L’illisibilité actuelle de la démocratie israélienne est le résultat d’un réagencement incertain des différents secteurs de la société à une situation historique inédite. Derrière le théâtre d’ombres, souvent déconcertant, de la politique quotidienne, on assiste en réalité à l’avènement timide et douloureux d’un pluralisme longtemps étouffé, mais aussi, de manière concomitante, à l’épuisement de l’ancienne éthique républicaine, et, comme dans les autres démocraties du monde, à une poussée du discours démagogique. Dans cette nébuleuse, qui laisse peu de place aux affirmations péremptoires concernant l’avenir d’Israël, la disparition du conflit israélo-palestinien des débats politiques est sans doute l’élément le plus inquiétant.
[1] - Voir Zeev Sternhell, « En Israël pousse un racisme proche du nazisme à ses débuts », Le Monde, 18 février 2018.
[2] - Voir Maurice Kriegel, « Israël à 50 ans : deux idées de la Nation », Politique étrangère, no 2, 1998.
[3] - Extrait du discours prononcé le 7 juin 2015 à la conference annuelle d’Herzliva. www.president.gov.il.
[4] - Selon les chiffres du Bureau central de la statistique (Cbs).
[5] - Selon les chiffres du Bureau central de la statistique (Cbs).
[6] - Récemment par exemple, le Parti travailliste, considéré comme l’un des porte-voix des milieux laïques, a annoncé la création de sections ultra-orthodoxes. En 2017, à l’occasion de la dernière primaire de la formation politique, une femme ultra-orthodoxe, séfarade et issue d’une commune péri-urbaine était candidate à la tête du parti.
[7] - C’est notamment le cas du principal quotidien de gauche, Haaretz, et de son éditorialiste économique Guy Rolnik. Voir www.themarker.com/markets/1.158398.

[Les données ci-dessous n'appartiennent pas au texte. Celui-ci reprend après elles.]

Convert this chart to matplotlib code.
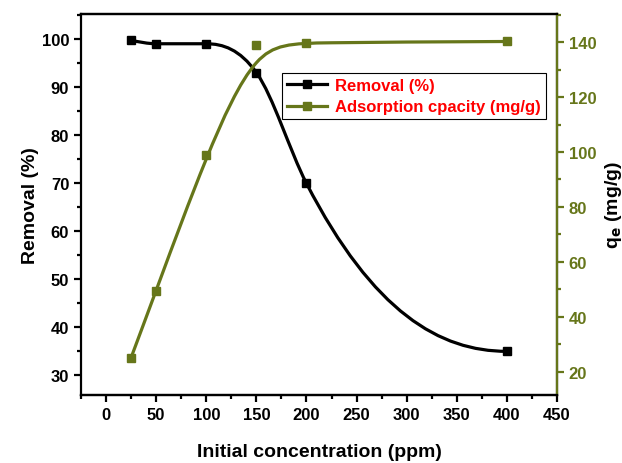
import numpy as np
import matplotlib.pyplot as plt
from matplotlib.path import Path
from matplotlib.patches import PathPatch
from matplotlib.lines import Line2D
from matplotlib.ticker import MultipleLocator

plt.rcParams['font.family'] = ['Liberation Sans', 'DejaVu Sans']
plt.rcParams['font.weight'] = 'bold'

# data
conc = [25, 50, 100, 150, 200, 400]
removal = [99.7, 99.0, 99.0, 93.0, 69.9, 34.9]
qe = [25.2, 49.6, 99.0, 139.0, 139.8, 140.2]

OLIVE = '#66761a'


def hermite_path(x, y):
    # smooth curve through the points (three point slopes, flat at turns), as bezier segments
    x = np.asarray(x, float); y = np.asarray(y, float)
    h = np.diff(x); d = np.diff(y) / h
    n = len(x)
    m = np.zeros(n)
    for k in range(1, n - 1):
        if d[k - 1] * d[k] > 0:
            m[k] = (h[k] * d[k - 1] + h[k - 1] * d[k]) / (h[k - 1] + h[k])
    def end(h0, h1, d0, d1):
        v = ((2 * h0 + h1) * d0 - h0 * d1) / (h0 + h1)
        if np.sign(v) != np.sign(d0):
            v = 0
        return v
    m[0] = end(h[0], h[1], d[0], d[1])
    m[-1] = end(h[-1], h[-2], d[-1], d[-2])
    verts = [(x[0], y[0])]; codes = [Path.MOVETO]
    for i in range(n - 1):
        t = h[i] / 3
        verts += [(x[i] + t, y[i] + t * m[i]), (x[i + 1] - t, y[i + 1] - t * m[i + 1]), (x[i + 1], y[i + 1])]
        codes += [Path.CURVE4] * 3
    return Path(verts, codes)


def bspline_path(x, y):
    # cubic b-spline with the points as control points, ends clamped
    q = np.column_stack([x, y]).astype(float)
    q = np.vstack([q[0], q[0], q, q[-1], q[-1]])
    verts = []; codes = []
    for i in range(len(q) - 3):
        a, b, c, e = q[i], q[i + 1], q[i + 2], q[i + 3]
        b0 = (a + 4 * b + c) / 6
        b1 = (4 * b + 2 * c) / 6
        b2 = (2 * b + 4 * c) / 6
        b3 = (b + 4 * c + e) / 6
        if i == 0:
            verts.append(tuple(b0)); codes.append(Path.MOVETO)
        verts += [tuple(b1), tuple(b2), tuple(b3)]
        codes += [Path.CURVE4] * 3
    return Path(verts, codes)


fig = plt.figure(figsize=(6.22, 4.64), dpi=100)
ax = fig.add_axes([81 / 622, 68 / 464, 476 / 622, 381 / 464])
ax2 = ax.twinx()

ax.add_patch(PathPatch(hermite_path(conc, removal), fill=False, ec='black', lw=2.3, zorder=3))
ax.plot(conc, removal, 's', color='black', ms=6, zorder=4)
ax2.add_patch(PathPatch(bspline_path(conc, qe), fill=False, ec=OLIVE, lw=2.3, zorder=3))
ax2.plot(conc, qe, 's', color=OLIVE, ms=6, zorder=4)

ax.set_xlim(-25, 450)
ax.set_ylim(25.8, 105.2)
ax2.set_ylim(11.6, 150.2)

ax.xaxis.set_major_locator(MultipleLocator(50))
ax.xaxis.set_minor_locator(MultipleLocator(25))
ax.yaxis.set_major_locator(MultipleLocator(10))
ax.yaxis.set_minor_locator(MultipleLocator(5))
ax2.yaxis.set_major_locator(MultipleLocator(20))
ax2.yaxis.set_minor_locator(MultipleLocator(10))

for a in (ax, ax2):
    for s in a.spines.values():
        s.set_linewidth(1.6)
ax2.spines['right'].set_color(OLIVE)
ax2.spines['left'].set_visible(False)

ax.tick_params(axis='both', which='major', direction='out', length=5, width=1.6, labelsize=12)
ax.tick_params(axis='both', which='minor', direction='out', length=3, width=1.6)
ax2.tick_params(axis='y', which='major', direction='out', length=5, width=1.6, labelsize=12,
                color=OLIVE, labelcolor=OLIVE)
ax2.tick_params(axis='y', which='minor', direction='out', length=3, width=1.6, color=OLIVE)
for lab in ax.get_xticklabels() + ax.get_yticklabels() + ax2.get_yticklabels():
    lab.set_fontweight('bold')

ax.set_xlabel('Initial concentration (ppm)', fontsize=14, fontweight='bold', labelpad=15)
ax.set_ylabel('Removal (%)', fontsize=14, fontweight='bold', labelpad=2)
ax2.set_ylabel(r'q$_\mathbf{e}$ (mg/g)', fontsize=14, fontweight='bold', labelpad=5)

handles = [Line2D([], [], color='black', lw=2.3, marker='s', ms=6),
           Line2D([], [], color=OLIVE, lw=2.3, marker='s', ms=6)]
leg = ax2.legend(handles, ['Removal (%)', 'Adsorption cpacity (mg/g)'],
                 loc='upper right', bbox_to_anchor=(0.977, 0.846), fancybox=False,
                 edgecolor='black', framealpha=1, fontsize=12, handlelength=2.4,
                 borderpad=0.3, labelspacing=0.4, handletextpad=0.5, borderaxespad=0)
leg.get_frame().set_linewidth(0.8)
for t in leg.get_texts():
    t.set_color('red')
    t.set_fontweight('bold')

fig.savefig('out.png', dpi=100)
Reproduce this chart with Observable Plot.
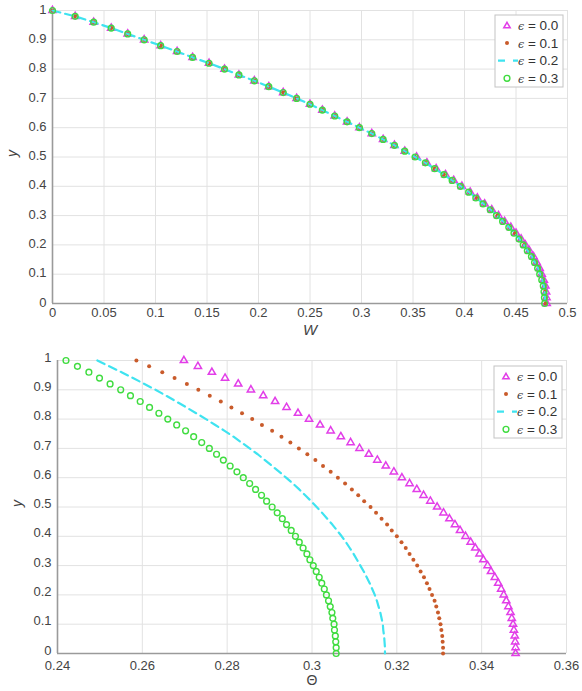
<!DOCTYPE html>
<html><head><meta charset="utf-8">
<script src="https://cdn.jsdelivr.net/npm/d3@7"></script>
<script src="https://cdn.jsdelivr.net/npm/@observablehq/plot@0.6"></script>
<style>
html,body{margin:0;padding:0;background:#fff;}
#chart{width:582px;height:691px;}
svg{display:block;}
</style></head><body><div id="chart"></div>
<script>
// ---- data ----
const seriesLabels = ["ϵ = 0.0", "ϵ = 0.1", "ϵ = 0.2", "ϵ = 0.3"];
const yLevels = [1,0.98,0.96,0.94,0.92,0.90,0.88,0.86,0.84,0.82,0.80,0.78,0.76,0.74,0.72,0.70,0.68,0.66,0.64,0.62,0.60,0.58,0.56,0.54,0.52,0.50,0.48,0.46,0.44,0.42,0.40,0.38,0.36,0.34,0.32,0.30,0.28,0.26,0.24,0.22,0.20,0.18,0.16,0.14,0.12,0.10,0.08,0.06,0.04,0.02,0];

// top panel: W
const wEps00 = [0.000,0.022,0.040,0.057,0.073,0.089,0.105,0.121,0.136,0.152,0.167,0.181,0.196,0.210,0.224,0.237,0.250,0.262,0.274,0.286,0.298,0.310,0.321,0.332,0.342,0.3535,0.3635,0.3725,0.3815,0.3895,0.3975,0.4055,0.4125,0.4195,0.4265,0.433,0.439,0.445,0.450,0.455,0.459,0.463,0.467,0.470,0.473,0.475,0.477,0.4785,0.4792,0.4796,0.4798];
const wEps01 = [0.000,0.022,0.040,0.057,0.073,0.089,0.105,0.121,0.136,0.152,0.167,0.181,0.196,0.210,0.224,0.237,0.250,0.262,0.274,0.286,0.298,0.310,0.321,0.332,0.342,0.352,0.362,0.371,0.380,0.388,0.397,0.405,0.412,0.419,0.426,0.432,0.438,0.444,0.449,0.454,0.458,0.462,0.466,0.469,0.472,0.474,0.476,0.4775,0.4782,0.4786,0.4788];
const wEps02 = [0.000,0.022,0.040,0.057,0.073,0.089,0.105,0.121,0.136,0.152,0.167,0.181,0.196,0.210,0.224,0.237,0.250,0.262,0.274,0.286,0.298,0.310,0.321,0.332,0.342,0.352,0.362,0.371,0.380,0.388,0.3965,0.4045,0.4115,0.4185,0.4255,0.4315,0.4375,0.4435,0.4485,0.4535,0.4575,0.4615,0.4655,0.4685,0.4715,0.4735,0.4755,0.477,0.4777,0.4781,0.4783];
const wEps03 = [0.000,0.022,0.040,0.057,0.073,0.089,0.105,0.121,0.136,0.152,0.167,0.181,0.196,0.210,0.224,0.237,0.250,0.262,0.274,0.286,0.298,0.310,0.321,0.332,0.342,0.352,0.362,0.371,0.380,0.388,0.396,0.404,0.411,0.418,0.425,0.431,0.437,0.443,0.448,0.453,0.457,0.461,0.465,0.468,0.471,0.473,0.475,0.4765,0.4772,0.4776,0.4778];

// bottom panel: Theta
const thetaEps00 = [0.2698,0.2731,0.2764,0.2795,0.2826,0.2856,0.2885,0.2913,0.2940,0.2967,0.2993,0.3019,0.3044,0.3068,0.3091,0.3112,0.3134,0.3154,0.3174,0.3193,0.3212,0.3230,0.3247,0.3263,0.3279,0.3295,0.3310,0.3324,0.3337,0.3349,0.3362,0.3374,0.3385,0.3395,0.3404,0.3414,0.3422,0.3431,0.3439,0.3446,0.3452,0.3458,0.3463,0.3468,0.3471,0.3474,0.3476,0.3478,0.3479,0.3480,0.3480];
const thetaEps01 = [0.2586,0.2616,0.2647,0.2676,0.2705,0.2732,0.2759,0.2785,0.2810,0.2835,0.2859,0.2882,0.2906,0.2928,0.2949,0.2969,0.2989,0.3008,0.3026,0.3044,0.3061,0.3078,0.3094,0.3109,0.3123,0.3138,0.3151,0.3164,0.3177,0.3188,0.3200,0.3211,0.3221,0.3230,0.3239,0.3248,0.3256,0.3264,0.3271,0.3277,0.3283,0.3289,0.3293,0.3297,0.3300,0.3303,0.3305,0.3307,0.3308,0.3309,0.3309];
const thetaEps02 = [0.2494,0.2522,0.2551,0.2578,0.2605,0.2631,0.2656,0.2680,0.2704,0.2727,0.2750,0.2772,0.2794,0.2815,0.2834,0.2853,0.2872,0.2889,0.2906,0.2923,0.2939,0.2955,0.2970,0.2984,0.2998,0.3011,0.3024,0.3036,0.3048,0.3059,0.3070,0.3080,0.3089,0.3098,0.3106,0.3114,0.3122,0.3129,0.3136,0.3142,0.3148,0.3153,0.3157,0.3161,0.3164,0.3167,0.3168,0.3170,0.3171,0.3172,0.3172];
const thetaEps03 = [0.2420,0.2447,0.2474,0.2499,0.2524,0.2549,0.2572,0.2595,0.2617,0.2639,0.2660,0.2681,0.2702,0.2721,0.2740,0.2758,0.2775,0.2791,0.2807,0.2823,0.2838,0.2853,0.2867,0.2881,0.2893,0.2906,0.2918,0.2930,0.2940,0.2951,0.2961,0.2970,0.2979,0.2988,0.2995,0.3003,0.3010,0.3017,0.3023,0.3029,0.3034,0.3039,0.3043,0.3047,0.3049,0.3052,0.3053,0.3055,0.3056,0.3057,0.3057];

const xTicksW = [0,0.05,0.1,0.15,0.2,0.25,0.3,0.35,0.4,0.45,0.5];
const xTicksTheta = [0.24,0.26,0.28,0.3,0.32,0.34,0.36];
const yTicks = [0,0.1,0.2,0.3,0.4,0.5,0.6,0.7,0.8,0.9,1];

// ---- styling ----
const colors = ["#e23ee8", "#c95b2b", "#3fe3f0", "#3fdc3f"];
const fontFam = "'Liberation Sans', Arial, Helvetica, sans-serif";

function toRows(xs) {
  return xs.map((x, i) => ({x, y: yLevels[i]}));
}

function panel(opt) {
  const [d0, d1, d2, d3s] = opt.series.map(toRows);
  const plot = Plot.plot({
    width: 582,
    height: opt.height,
    marginTop: opt.marginTop,
    marginBottom: opt.marginBottom,
    marginLeft: opt.marginLeft,
    marginRight: opt.marginRight,
    style: {fontFamily: fontFam, fontSize: "13px", color: "#444", background: "#fff"},
    x: {domain: [opt.xTicks[0], opt.xTicks[opt.xTicks.length - 1]]},
    y: {domain: [0, 1]},
    marks: [
      Plot.gridX(opt.xTicks, {stroke: "#e2e2e2", strokeOpacity: 1}),
      Plot.gridY(yTicks, {stroke: "#e2e2e2", strokeOpacity: 1}),
      Plot.axisX(opt.xTicks, {tickSize: 0, tickPadding: opt.xPad, label: null, tickFormat: d => String(d), fontSize: 13}),
      Plot.axisY(yTicks, {tickSize: 0, tickPadding: 6, dy: opt.yDy, label: null, tickFormat: d => String(d), fontSize: 13}),
      Plot.ruleX([opt.xTicks[0]], {stroke: "#9a9a9a", strokeWidth: 1.6}),
      Plot.ruleY([0], {stroke: "#9a9a9a", strokeWidth: 1.6}),
      Plot.dot(d0, {x: "x", y: "y", symbol: "triangle", r: 2.7, stroke: colors[0], strokeWidth: 1.5, fill: "none"}),
      Plot.dot(d1, {x: "x", y: "y", r: 2, fill: colors[1], stroke: "none"}),
      Plot.line(d2, {x: "x", y: "y", stroke: colors[2], strokeWidth: 2.2, strokeDasharray: "8,5"}),
      Plot.dot(d3s, {x: "x", y: "y", r: 2.9, stroke: colors[3], strokeWidth: 1.4, fill: "none"}),
      Plot.text([opt.xLabel], {frameAnchor: "bottom", dy: opt.xLabelDy, text: d => d, fontStyle: opt.xItalic ? "italic" : "normal", fontSize: opt.xLabelSize, fill: "#444"}),
      Plot.text(["y"], {frameAnchor: "left", dx: -40, rotate: -90, text: d => d, fontStyle: "italic", fontSize: 14, fill: "#444"})
    ]
  });

  // legend box
  const svg = d3.select(plot);
  const right = 582 - opt.marginRight;
  const bx = right - 72, by = opt.marginTop + opt.legendDy;
  const g = svg.append("g").attr("transform", `translate(${bx},${by})`).attr("text-anchor", "start");
  g.append("rect").attr("width", 68).attr("height", 72).attr("fill", "#fff").attr("stroke", "#c4c4c4").attr("stroke-width", 1);
  seriesLabels.forEach((lab, i) => {
    const cy = 10.5 + i * 17.6;
    const mx = 12;
    if (i === 0) {
      g.append("path").attr("d", `M${mx},${cy - 3.2}L${mx + 3.2},${cy + 2.3}L${mx - 3.2},${cy + 2.3}Z`).attr("fill", "none").attr("stroke", colors[0]).attr("stroke-width", 1.5);
    } else if (i === 1) {
      g.append("circle").attr("cx", mx).attr("cy", cy).attr("r", 2).attr("fill", colors[1]);
    } else if (i === 2) {
      g.append("line").attr("x1", 3).attr("x2", 23).attr("y1", cy).attr("y2", cy).attr("stroke", colors[2]).attr("stroke-width", 2.2).attr("stroke-dasharray", "7,8");
    } else {
      g.append("circle").attr("cx", mx).attr("cy", cy).attr("r", 2.9).attr("fill", "none").attr("stroke", colors[3]).attr("stroke-width", 1.4);
    }
    const t = g.append("text").attr("x", 23).attr("y", cy + 4.5).attr("text-anchor", "start").attr("fill", "#333").style("font-family", fontFam).style("font-size", "13.5px");
    t.append("tspan").style("font-family", "'DejaVu Serif', serif").style("font-style", "italic").style("font-size", "11px").text(lab.charAt(0));
    t.append("tspan").text(lab.slice(1));
  });
  return plot;
}

const chart = document.getElementById("chart");
chart.append(panel({
  series: [wEps00, wEps01, wEps02, wEps03],
  xTicks: xTicksW, xLabel: "W", xItalic: true, xLabelDy: 31, xLabelSize: 15, xPad: 4, yDy: -1,
  height: 345, marginTop: 10, marginBottom: 42, marginLeft: 52, marginRight: 15, legendDy: 5
}));
chart.append(panel({
  series: [thetaEps00, thetaEps01, thetaEps02, thetaEps03],
  xTicks: xTicksTheta, xLabel: "Θ", xItalic: false, xLabelDy: 31, xLabelSize: 14, xPad: 7, yDy: -3,
  height: 346, marginTop: 15, marginBottom: 38, marginLeft: 57, marginRight: 16, legendDy: 6
}));
</script></body></html>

[8] - Les chiffres de l’économie israélienne peuvent faire pâlir la zone euro : entre 3 et 3, 5 % de prévision de croissance cette année, une inflation quasiment inexistante, une dette publique maintenue autour de 60 % et un taux de chômage qui affichait en début d’année 3, 7 %, son plus bas niveau historique.
[9] C’est la thèse de Dani Gutwein, “The settlements and the relationship between privatization and the occupation”, dans Ariel Handel, Marco Allegra et Erez Maggor (sous la dir. de), The Politics of Everyday Life in the West Bank Settlements, Bloomington, Indiana University Press, 2007.